A reader who has built three boards has already heard the plate argument three different ways. The first board came with whatever plate the vendor shipped and sounded fine. The second build was a brass plate because a YouTube video said brass plate, and the board rang. The third was a POM plate because the forum said POM plate, and the board sounded muted in a way that read, on bad days, as dead. Somewhere across those three builds the question stopped being "which plate is best" and started being "what is the plate actually doing." That is the question worth answering, and it has a smaller answer than the discourse implies.
What the plate actually does
The plate is a thin sheet — typically 1.5mm — that the switches snap into. Mechanically, it does three things. It constrains the top housing of each switch so the switch does not lift off the PCB during a key-press. It transmits a fraction of the bottom-out and top-out energy from the switch into whatever holds the plate (the case, the gaskets, the standoffs). And it acts as the structural shelf that determines how flat and how parallel the rows of switches sit relative to each other across the board.
Everything plate material affects is downstream of those three jobs. A stiffer plate transmits more energy and constrains the switch more firmly. A more compliant plate flexes under the key-press, absorbs some of the bottom-out impact before it ever reaches the case, and lets each switch decouple acoustically from its neighbours by a small amount. The amount is small. It is also not zero, which is the whole reason builders bother.
Two material properties matter and a third one matters less than people think. Modulus of elasticity — how much the material resists bending under load — sets the stiffness. Internal damping — how quickly the material converts vibrational energy to heat instead of letting it ring out — sets how "alive" the plate sounds after a strike. Mass matters mostly as a tiebreaker, and mostly because brass has roughly three times the density of aluminium and that fact ends up audible.
The plate does not live alone
Most of the plate argument goes wrong by treating the plate as a single variable. It isn't. The plate sits inside a mount system, and the mount system multiplies or cancels whatever the plate would have done on its own.
A brass plate in a tray-mount $90 board screwed straight into PCB standoffs has nowhere to put its energy except into the case. That board rings. The same brass plate in a top-mount custom with a foam-lined case absorbs some of that ring before it leaves the plate, and the result is the "controlled brass" sound that the brass advocates were always pointing at. A POM plate in a stiff top-mount sounds a little softer than an aluminium plate would in the same shell — a small effect, mostly perceptible on the top-out — and a POM plate in a soft gasket-mount with a thick silicone gasket sounds genuinely muted because the compliance of the plate and the compliance of the mount are stacking.

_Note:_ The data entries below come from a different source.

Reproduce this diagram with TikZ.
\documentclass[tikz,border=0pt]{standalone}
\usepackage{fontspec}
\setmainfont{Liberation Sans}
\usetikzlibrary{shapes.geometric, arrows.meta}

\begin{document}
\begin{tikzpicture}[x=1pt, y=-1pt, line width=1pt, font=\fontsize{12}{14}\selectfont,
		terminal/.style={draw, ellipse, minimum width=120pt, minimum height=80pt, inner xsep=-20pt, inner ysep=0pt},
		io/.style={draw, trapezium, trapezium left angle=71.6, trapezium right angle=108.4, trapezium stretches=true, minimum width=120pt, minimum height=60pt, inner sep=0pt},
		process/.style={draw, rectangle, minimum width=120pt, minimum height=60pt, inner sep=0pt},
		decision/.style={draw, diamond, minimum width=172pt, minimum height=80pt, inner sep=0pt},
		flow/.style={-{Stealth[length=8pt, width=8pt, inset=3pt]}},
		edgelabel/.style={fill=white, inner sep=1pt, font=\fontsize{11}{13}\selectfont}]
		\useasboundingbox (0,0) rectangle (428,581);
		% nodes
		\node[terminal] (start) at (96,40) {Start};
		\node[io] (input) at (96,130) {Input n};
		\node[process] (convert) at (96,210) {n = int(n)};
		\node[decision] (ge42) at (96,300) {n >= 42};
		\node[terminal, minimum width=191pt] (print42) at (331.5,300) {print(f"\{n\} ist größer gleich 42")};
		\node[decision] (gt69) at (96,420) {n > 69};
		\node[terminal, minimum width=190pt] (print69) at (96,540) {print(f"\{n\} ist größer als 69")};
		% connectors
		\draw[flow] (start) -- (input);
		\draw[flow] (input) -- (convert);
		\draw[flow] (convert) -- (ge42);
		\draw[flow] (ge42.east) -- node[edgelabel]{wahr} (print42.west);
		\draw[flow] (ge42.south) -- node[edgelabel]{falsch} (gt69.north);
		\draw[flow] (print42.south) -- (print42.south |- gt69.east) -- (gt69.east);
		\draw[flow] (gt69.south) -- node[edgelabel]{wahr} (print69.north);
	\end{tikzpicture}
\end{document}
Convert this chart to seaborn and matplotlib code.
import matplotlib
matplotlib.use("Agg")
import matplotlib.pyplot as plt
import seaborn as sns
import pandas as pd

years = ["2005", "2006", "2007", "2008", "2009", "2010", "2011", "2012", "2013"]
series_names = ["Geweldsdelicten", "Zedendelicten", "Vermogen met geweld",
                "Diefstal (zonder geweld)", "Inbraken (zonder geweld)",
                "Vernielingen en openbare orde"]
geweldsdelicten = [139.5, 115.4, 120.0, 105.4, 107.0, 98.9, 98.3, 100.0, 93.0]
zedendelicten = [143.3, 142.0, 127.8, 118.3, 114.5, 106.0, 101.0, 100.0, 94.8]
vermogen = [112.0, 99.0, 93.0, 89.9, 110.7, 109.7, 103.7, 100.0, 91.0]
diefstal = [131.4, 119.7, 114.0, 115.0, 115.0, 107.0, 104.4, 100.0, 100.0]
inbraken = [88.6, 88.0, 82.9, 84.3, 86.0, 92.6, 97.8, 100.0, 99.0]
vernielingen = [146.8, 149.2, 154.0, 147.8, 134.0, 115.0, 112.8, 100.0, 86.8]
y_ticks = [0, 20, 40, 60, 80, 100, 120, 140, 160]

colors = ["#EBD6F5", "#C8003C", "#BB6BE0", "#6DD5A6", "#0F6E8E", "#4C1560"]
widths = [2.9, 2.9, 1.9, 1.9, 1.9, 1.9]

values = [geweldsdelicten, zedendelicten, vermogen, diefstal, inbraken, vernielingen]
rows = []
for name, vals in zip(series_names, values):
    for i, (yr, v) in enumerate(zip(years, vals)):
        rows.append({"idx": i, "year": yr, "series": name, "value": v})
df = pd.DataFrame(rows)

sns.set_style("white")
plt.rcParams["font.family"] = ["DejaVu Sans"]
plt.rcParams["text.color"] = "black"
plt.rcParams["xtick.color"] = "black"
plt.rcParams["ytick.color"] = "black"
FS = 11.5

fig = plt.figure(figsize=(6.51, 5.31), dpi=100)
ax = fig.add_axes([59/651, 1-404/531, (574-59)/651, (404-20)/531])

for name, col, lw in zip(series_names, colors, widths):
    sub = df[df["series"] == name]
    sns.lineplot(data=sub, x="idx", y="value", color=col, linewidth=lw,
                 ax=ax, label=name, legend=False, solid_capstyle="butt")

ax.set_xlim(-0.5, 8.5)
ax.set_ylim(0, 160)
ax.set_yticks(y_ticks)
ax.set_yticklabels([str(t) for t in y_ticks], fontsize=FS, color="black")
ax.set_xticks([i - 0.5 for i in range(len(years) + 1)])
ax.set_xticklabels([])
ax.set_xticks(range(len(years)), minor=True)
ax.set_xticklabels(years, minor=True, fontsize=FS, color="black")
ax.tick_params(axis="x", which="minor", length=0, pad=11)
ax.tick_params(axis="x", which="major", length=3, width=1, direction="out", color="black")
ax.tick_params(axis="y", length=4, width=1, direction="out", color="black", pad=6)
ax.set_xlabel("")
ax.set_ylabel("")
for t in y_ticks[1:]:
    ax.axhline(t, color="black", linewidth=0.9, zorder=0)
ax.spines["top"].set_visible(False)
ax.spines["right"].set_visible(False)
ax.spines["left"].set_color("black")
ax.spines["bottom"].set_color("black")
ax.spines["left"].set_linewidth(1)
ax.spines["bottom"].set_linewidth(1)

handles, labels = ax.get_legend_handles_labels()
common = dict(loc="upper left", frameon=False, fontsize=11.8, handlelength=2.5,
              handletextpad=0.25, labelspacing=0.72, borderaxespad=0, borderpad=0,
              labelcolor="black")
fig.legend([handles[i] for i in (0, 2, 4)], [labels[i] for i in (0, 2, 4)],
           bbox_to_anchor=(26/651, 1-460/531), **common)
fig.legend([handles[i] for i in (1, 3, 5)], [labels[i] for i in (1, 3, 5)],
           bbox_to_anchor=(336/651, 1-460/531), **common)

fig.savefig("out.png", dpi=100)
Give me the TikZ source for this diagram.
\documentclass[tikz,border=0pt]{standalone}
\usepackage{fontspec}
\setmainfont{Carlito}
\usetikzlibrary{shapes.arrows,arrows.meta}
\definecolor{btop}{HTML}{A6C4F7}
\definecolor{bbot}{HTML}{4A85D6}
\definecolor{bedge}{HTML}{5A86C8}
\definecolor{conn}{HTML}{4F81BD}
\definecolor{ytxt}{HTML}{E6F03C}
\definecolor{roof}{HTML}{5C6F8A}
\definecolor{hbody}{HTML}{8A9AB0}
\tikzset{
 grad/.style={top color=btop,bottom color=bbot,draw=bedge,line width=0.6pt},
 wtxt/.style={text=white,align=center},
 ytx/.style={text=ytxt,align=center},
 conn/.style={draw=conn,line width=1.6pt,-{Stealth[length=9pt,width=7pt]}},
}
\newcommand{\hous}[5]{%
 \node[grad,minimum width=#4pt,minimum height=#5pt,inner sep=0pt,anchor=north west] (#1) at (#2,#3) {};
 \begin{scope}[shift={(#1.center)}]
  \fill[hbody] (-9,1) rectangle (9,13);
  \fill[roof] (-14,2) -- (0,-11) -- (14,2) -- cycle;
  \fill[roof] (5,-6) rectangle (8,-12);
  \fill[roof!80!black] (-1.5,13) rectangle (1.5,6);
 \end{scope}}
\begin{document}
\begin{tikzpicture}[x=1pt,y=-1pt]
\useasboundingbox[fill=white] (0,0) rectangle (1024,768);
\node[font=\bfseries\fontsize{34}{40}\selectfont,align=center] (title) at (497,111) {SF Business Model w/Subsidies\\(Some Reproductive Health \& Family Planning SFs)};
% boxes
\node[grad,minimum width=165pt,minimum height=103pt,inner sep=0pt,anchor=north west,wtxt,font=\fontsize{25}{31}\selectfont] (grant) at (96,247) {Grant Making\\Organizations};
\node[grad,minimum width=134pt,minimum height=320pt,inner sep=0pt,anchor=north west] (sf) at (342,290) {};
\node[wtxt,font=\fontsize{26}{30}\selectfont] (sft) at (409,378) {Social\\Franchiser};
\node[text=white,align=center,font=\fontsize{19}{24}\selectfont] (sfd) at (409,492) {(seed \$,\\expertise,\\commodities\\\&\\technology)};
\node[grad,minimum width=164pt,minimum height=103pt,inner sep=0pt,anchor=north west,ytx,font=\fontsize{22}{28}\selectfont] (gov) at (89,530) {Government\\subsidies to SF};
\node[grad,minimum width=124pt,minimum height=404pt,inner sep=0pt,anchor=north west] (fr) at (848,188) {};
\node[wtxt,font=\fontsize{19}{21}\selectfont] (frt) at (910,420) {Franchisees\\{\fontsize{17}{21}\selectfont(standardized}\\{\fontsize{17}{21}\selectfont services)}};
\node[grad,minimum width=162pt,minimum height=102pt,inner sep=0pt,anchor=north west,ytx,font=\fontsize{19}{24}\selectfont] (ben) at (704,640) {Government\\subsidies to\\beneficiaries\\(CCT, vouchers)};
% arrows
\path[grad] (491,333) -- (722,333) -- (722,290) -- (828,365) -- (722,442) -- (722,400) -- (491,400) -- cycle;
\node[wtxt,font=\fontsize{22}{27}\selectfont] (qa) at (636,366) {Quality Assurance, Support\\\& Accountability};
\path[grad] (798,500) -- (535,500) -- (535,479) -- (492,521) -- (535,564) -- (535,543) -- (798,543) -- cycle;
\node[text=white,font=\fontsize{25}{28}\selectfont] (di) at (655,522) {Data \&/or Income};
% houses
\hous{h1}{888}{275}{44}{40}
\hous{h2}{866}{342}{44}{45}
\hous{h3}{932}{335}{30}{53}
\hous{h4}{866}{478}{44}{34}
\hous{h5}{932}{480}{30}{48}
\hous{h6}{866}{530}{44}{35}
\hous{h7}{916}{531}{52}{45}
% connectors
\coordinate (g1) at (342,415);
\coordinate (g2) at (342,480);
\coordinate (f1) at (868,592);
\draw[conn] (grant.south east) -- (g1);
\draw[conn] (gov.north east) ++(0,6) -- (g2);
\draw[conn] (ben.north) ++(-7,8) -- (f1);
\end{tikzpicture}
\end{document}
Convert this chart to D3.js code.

This is the lever that matters and the one most plate threads on Geekhack skip. The plate is a multiplier on the mount. Pick the mount first, pick the plate second, and the question stops being "what does brass sound like" and becomes "what does brass sound like in this case." The answers are different.
The material walk
What follows is the bench, in roughly the order the scene actually reaches for them.
Aluminium. The default. 6061-T6 aluminium is what nine of every ten prebuilts ship with, and it is the right call for nine of every ten prebuilts. Modulus around 69 GPa, density 2.7 g/cm³, modest internal damping. It is stiff enough to constrain the switch crisply, light enough not to dominate the case acoustically, and acoustically neutral enough that the rest of the build (switch choice, keycap profile, foam stack) reads as the dominant character. An aluminium plate is the plate the build sounds like when the build sounds like itself. That neutrality is a feature, not a flaw.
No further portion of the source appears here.